Our final quote this time from Horace’s Odes, ‘Nothing is an unmixed blessing’. So Horace is saying everything is a mixed blessing? I think that is true, you can see good and bad in every situation. And it seems rather true of what’s been happening in this book.
We skip forward to 10 days later. Agyeman returns to England, his father told him on his deathbed that he had a half sibling, and I think it was years later that Lula rang. She wanted to meet him, and on the day of her death, she rang again begging for him to see her. Strike believes that she did so after finding out Bristow likely pushed Charlie when they were kids, resulting in his death. Of course Lula would be looking for someone to turn to, and she was ringing her uncle to see if it was true. Bristow thought he could kill Strike and blame out on the death letters he was receiving, so I think it shows that he was clever, but not too clever since kept Rochelle’s phone, which is going to lead to his conviction.
Robin was supposed to be leaving, but, unsurprisingly (after all there’s a sequel) she sticks around after both of them were trying to figure out how it would work. Though Strike, very generously, gave her that super expensive green dress she tried on, it was meant as a parting gift, but now that she is hanging around, makes it slightly strange. And the end is quite symbolic, as Strike goes to the prosthesis specialist, after putting it off for so long, perhaps suggesting he’s turned a new leaf? We finish we a longer quote for Ulysses, “I am become a name” is the final words. Interesting.

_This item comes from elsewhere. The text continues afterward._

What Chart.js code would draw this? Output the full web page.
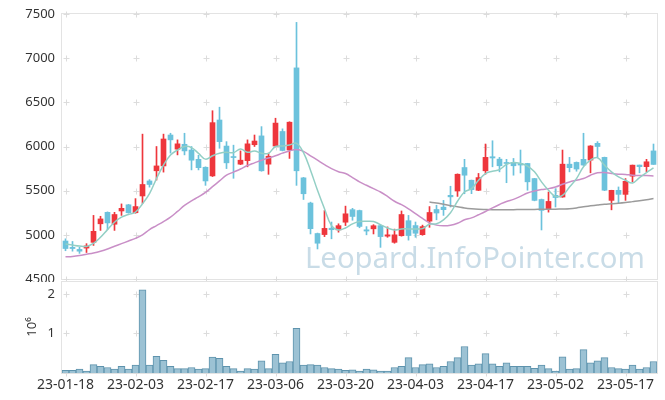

Despite the fact that this took me a while to finish this book I did like it. It took me so long for a number of reasons, such as deciding to blog about it in this format, other books getting in the way, life getting in the way, etc. But, I’m quite happy with the book. It was quite enjoyable and interesting, and I’ll be happy to read more sagas from Strike in the future (I already have The Silkworm). Though I’m unsure whether I’d really want to read lots of them, we’ll have to see if the next one is different enough from the first. I do hope there’s a bit more action in the next book, cause there wasn’t that much here, which is okay, but I do like some action.The Robin-Strike relationship is an interesting one, so much sexual tension. So it’ll be interesting to see how that plays out in future novels, I do hope it stays platonic, and that Matthew doesn’t just stay the ‘jealous boyfriend/fiancée’ character.
Honestly, it wasn’t my favourite book, and I don’t think it’s amazing. It’s good, and I liked it, but I wouldn’t rave about it all that much. Though, then again I’m not that well versed in mystery, so my judgement could be off about what is good and what is excellent mystery fiction. I do have to wonder if it would have been published if JK didn’t write it, and someone else did, and it’s obvious that before JK was revealed as the author, it certainly didn’t sell anywhere as many copies. I’m actually really disappointed it was revealed, because it would have been so interesting to see how it developed, and what happened with it. Perhaps there is hope that JK has done it with another series????
Looking through Goodreads (as I seem to do), plenty of people don’t like JK’s ‘adult writing’. While, I actually do like it. I don’t find it too ‘try hard’ as some do, and it’s feels like it flows quite well. I don’t think it comes close to Markus Zusak, but I don’t really have complaints about it. But everyone has personal preferences, so, it’s no real issue.
I think it’s hard to compare this to The Casual Vacancy, they really are such different books, after all it’s a whole different JK persona that this is written under. I think both of them have strengths and weaknesses, but both I have enjoyed, and found them to be very interesting stories. There are similarities to be sure, but both are very different. I definitely would recommend both to people, because they are good.